Os estuários são ecossistemas altamente produtivos e de grande valor, fornecendo um grande número de serviços naturais e benefícios sociais (e.g. áreas de viveiro). Estes sistemas estão também sujeitos a várias pressões antropogénicas que convergem para os estuários. Por este motivo, há um crescente esforço internacional para melhorar a gestão de fontes de pressão difusa nestes ecossistemas. Os compostos farmacêuticos são considerados poluentes emergentes de preocupação prioritária, devido à sua ubiquidade no meio aquático e ao seu potencial para provocar efeitos biológicos até em concentrações baixas. São ainda considerados contaminantes persistentes ou pseudopersistentes, dado o uso crescente e libertação constante no meio aquático, sobretudo provenientes de estações de tratamento de águas residuais, o que está na génese da expressão ‘medicar o ambiente’.

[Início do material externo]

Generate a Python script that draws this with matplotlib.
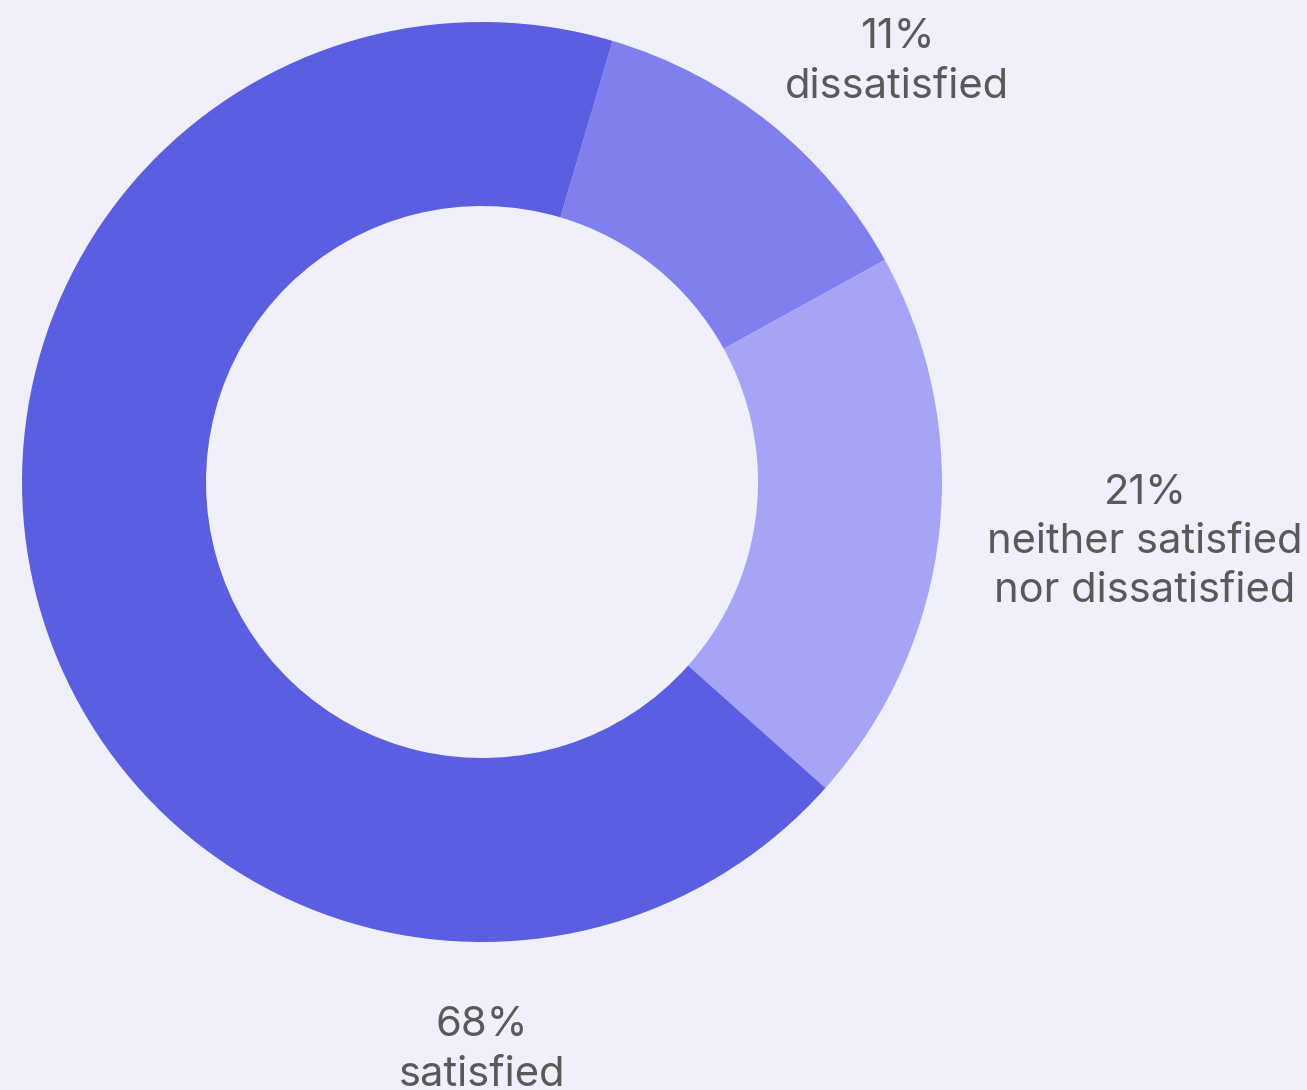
import matplotlib
matplotlib.use("Agg")
import matplotlib.pyplot as plt

# slice shares as drawn (clockwise from the top-right boundary)
categories = ["dissatisfied", "neither satisfied\nnor dissatisfied", "satisfied"]
shares = [12.4, 19.6, 68.0]
label_pct = ["11%", "21%", "68%"]
colors = ["#7F7FF0", "#A5A5F8", "#5B5EE0"]

bg = "#F0F0FC"

fig = plt.figure(figsize=(13.07, 10.90), dpi=100, facecolor=bg)
ax = fig.add_axes([0, 0, 1, 1])
ax.set_facecolor(bg)

# donut
ax.pie(shares, colors=colors, startangle=73.5, counterclock=False,
       radius=1.0, wedgeprops=dict(width=0.4, linewidth=0))

# pixel-based limits so the ring sits where the reference has it
R = 460.0
cx, cy = 482.0, 482.0
ax.set_xlim(-cx / R, (1307 - cx) / R)
ax.set_ylim(-(1090 - cy) / R, cy / R)
ax.set_aspect("auto")
ax.axis("off")

# labels (positions in pixels from top-left)
label_pos = [(897, 62), (1145, 542), (482, 1050)]
for pct, cat, (px, py) in zip(label_pct, categories, label_pos):
    ax.text((px - cx) / R, (cy - py) / R, pct + "\n" + cat,
            ha="center", va="center", multialignment="center",
            fontsize=30, color="#595959", family=["Inter", "DejaVu Sans"],
            linespacing=1.38)

fig.savefig("out.png", dpi=100, facecolor=bg)
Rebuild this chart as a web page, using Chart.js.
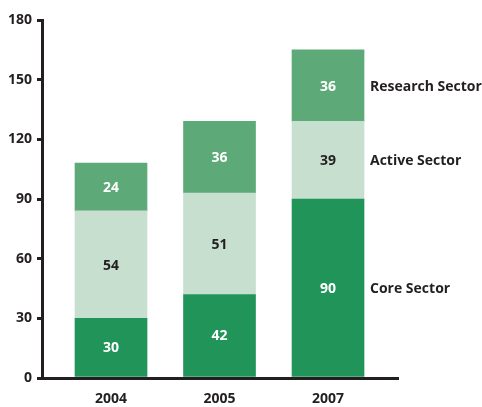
<!DOCTYPE html>
<html>
<head>
<meta charset="utf-8">
<script src="https://cdn.jsdelivr.net/npm/chart.js@4/dist/chart.umd.min.js"></script>
<style>
  html, body { margin: 0; padding: 0; background: #fff; }
  #wrap { width: 482px; height: 407px; }
</style>
</head>
<body>
<div id="wrap"><canvas id="chart"></canvas></div>
<script>
  const years = ['2004', '2005', '2007'];
  const coreSector = [30, 42, 90];
  const activeSector = [54, 51, 39];
  const researchSector = [24, 36, 36];
  const seriesNames = ['Core Sector', 'Active Sector', 'Research Sector'];
  const yTicks = [0, 30, 60, 90, 120, 150, 180];

  const INK = '#231f20';
  const FONT = "'Open Sans', 'DejaVu Sans', sans-serif";

  function pts(arr){ return arr.map((v, i) => ({ x: i, y: v })); }

  // value labels in the segments + series names next to the last bar
  const labelPlugin = {
    id: 'segLabels',
    afterDatasetsDraw(chart){
      const ctx = chart.ctx;
      ctx.save();
      ctx.font = 'bold 14px ' + FONT;
      ctx.textBaseline = 'middle';
      chart.data.datasets.forEach((ds, di) => {
        const meta = chart.getDatasetMeta(di);
        meta.data.forEach((bar, i) => {
          const mid = (bar.y + bar.base) / 2;
          ctx.textAlign = 'center';
          ctx.fillStyle = ds.labelColor;
          ctx.fillText(String(ds.data[i].y), bar.x, mid + 1);
          if (i === meta.data.length - 1) {
            ctx.textAlign = 'left';
            ctx.fillStyle = INK;
            ctx.fillText(ds.label, bar.x + bar.width / 2 + 6, mid + 1);
          }
        });
      });
      ctx.restore();
    }
  };

  new Chart(document.getElementById('chart'), {
    type: 'bar',
    data: {
      datasets: [
        { label: seriesNames[0], data: pts(coreSector), backgroundColor: '#21945a', labelColor: '#ffffff' },
        { label: seriesNames[1], data: pts(activeSector), backgroundColor: '#c6dfcf', labelColor: INK },
        { label: seriesNames[2], data: pts(researchSector), backgroundColor: '#5ea978', labelColor: '#ffffff' }
      ]
    },
    options: {
      responsive: true,
      maintainAspectRatio: false,
      animation: false,
      layout: { padding: { top: 20, right: 84, left: 0, bottom: 0 } },
      datasets: { bar: { barThickness: 72, borderWidth: 0 } },
      plugins: { legend: { display: false }, tooltip: { enabled: false } },
      scales: {
        x: {
          type: 'linear',
          stacked: true,
          offset: false,
          bounds: 'ticks',
          min: -0.636,
          max: 2.645,
          afterBuildTicks: (axis) => { axis.ticks = years.map((y, i) => ({ value: i })); },
          afterFit: (scale) => { scale.height = 29; },
          grid: { display: false, drawTicks: false },
          border: { display: true, color: INK, width: 3 },
          ticks: {
            padding: 13,
            color: INK,
            font: { family: FONT, size: 14, weight: 'bold' },
            callback: (v) => years[v]
          }
        },
        y: {
          stacked: true,
          min: 0,
          max: 180,
          afterBuildTicks: (axis) => { axis.ticks = yTicks.map(v => ({ value: v })); },
          afterFit: (scale) => { scale.width = 42; },
          grid: { drawOnChartArea: false, drawTicks: true, tickLength: 5, color: INK, lineWidth: 3 },
          border: { display: true, color: INK, width: 3 },
          ticks: {
            padding: 5,
            color: INK,
            font: { family: FONT, size: 14, weight: 'bold' }
          }
        }
      }
    },
    plugins: [labelPlugin]
  });
</script>
</body>
</html>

Neste contexto, avaliar os efeitos dos resíduos farmacêuticos no ambiente estuarino é de extrema importância no sentido de uma gestão eficiente e do cumprimento de requisitos de qualidade ambiental. Contudo, a investigação ainda se depara com lacunas de conhecimento, particularmente no que toca à bioacumulação, aos efeitos de exposição crónica e a misturas de fármacos no meio natural. A informação existente é ainda mais escassa se considerarmos organismos marinhos e costeiros.
Como tal, o objetivo deste projeto é estimar e avaliar efeitos da exposição prolongada a fármacos ao nível de populações de peixes em estuários, tendo como base efeitos ao nível do indivíduo. A proposta é composta por três tarefas complementares que incluem avaliação ambiental, ensaios experimentais e o desenvolvimento de modelos preditivos dos efeitos da exposição a fármacos. A primeira tarefa pretende quantificar determinados compostos farmacêuticos em amostras de água e em organismos de diferentes níveis tróficos, de forma a avaliar fatores de bioacumulação e potencial transferência trófica destes contaminantes em estuários. Fatores de bioacumulação e bioamplificação fornecerão informações chave sobre a toxicodinâmica destes contaminantes no ambiente estuarino e o risco efetivo que os mesmos representam para espécies nãoalvo. O estudo irá focarse em espécies de peixes marinhos migradores com interesse comercial que usam os estuários como viveiro durante a fase juvenil, como é o caso do linguadolegítimo Solea solea, do linguadodoSenegal Solea senegalensis e do robalo Dicentrarchus labrax. Outros organismos de diferentes níveis tróficos serão também analisados de forma a cobrir os principais elos da teia trófica estuarina. A determinação simultânea da acumulação de mercúrio total e orgânico em organismos de diferentes níveis tróficos irá contribuir para validar a dinâmica trófica previamente descrita e os trajetos de bioamplificação.
A segunda tarefa irá utilizar juvenis de peixe para avaliar os efeitos nocivos da exposição prolongada aos fármacos selecionados, individualmente e em mistura. Dada a dificuldade de discernir, no ambiente, os efeitos destes contaminantes de efeitos causados por outras fontes de pressão naturais e antropogénicas, serão realizados estudos experimentais em laboratório para determinar múltiplos efeitos biológicos (e.g. crescimento, condição, biomarcadores, comportamento), que suportarão o desenvolvimento de modelos na tarefa final. Será também utilizada a análise proteómica para detetar biomarcadores novos ou mais específicos de exposição crónica e/ou efeitos de fármacos; informação esta que será de elevado interesse em futuros estudos de monitorização estuarina.
Na tarefa final serão usados modelos para estimar efeitos ao nível da população a partir dos efeitos individuais observados, de forma a produzir uma abordagem ecologicamente relevante. Esta abordagem junta um modelo dinâmico de balanço energético (DEB) com um modelo baseado no indivíduo (IBM): O DEB permite modelar a natureza dinâmica das respostas metabólicas individuais, enquanto o IBM será usado para representar as interações biológicas (e.g. eficiência alimentar, fuga a predadores) num ambiente estocástico. O modelo DEBIBM irá fazer a ponte entre condições ambientais variáveis e observações de testes de toxicidade em ambiente controlado.
Em geral, a proposta aborda um tema atual e prioritário, com relevância ecológica e para a sociedade. A abordagem inovadora irá produzir uma avaliação única em Portugal (e rara no mundo) dos impactos dos fármacos em estuários que, combinada com experimentação dirigida e deteção dos efeitos no indivíduo, irá permitir estimar efeitos ao nível populacional. Os resultados representarão um passo importante no sentido de uma melhor gestão da qualidade ambiental em estuários.
A equipa de investigação é composta por peritos de áreas complementares dentro do âmbito do projeto, nomeadamente ecologistas, ecotoxicologistas e químicos ambientais, no sentido de atingir os objetivos propostos.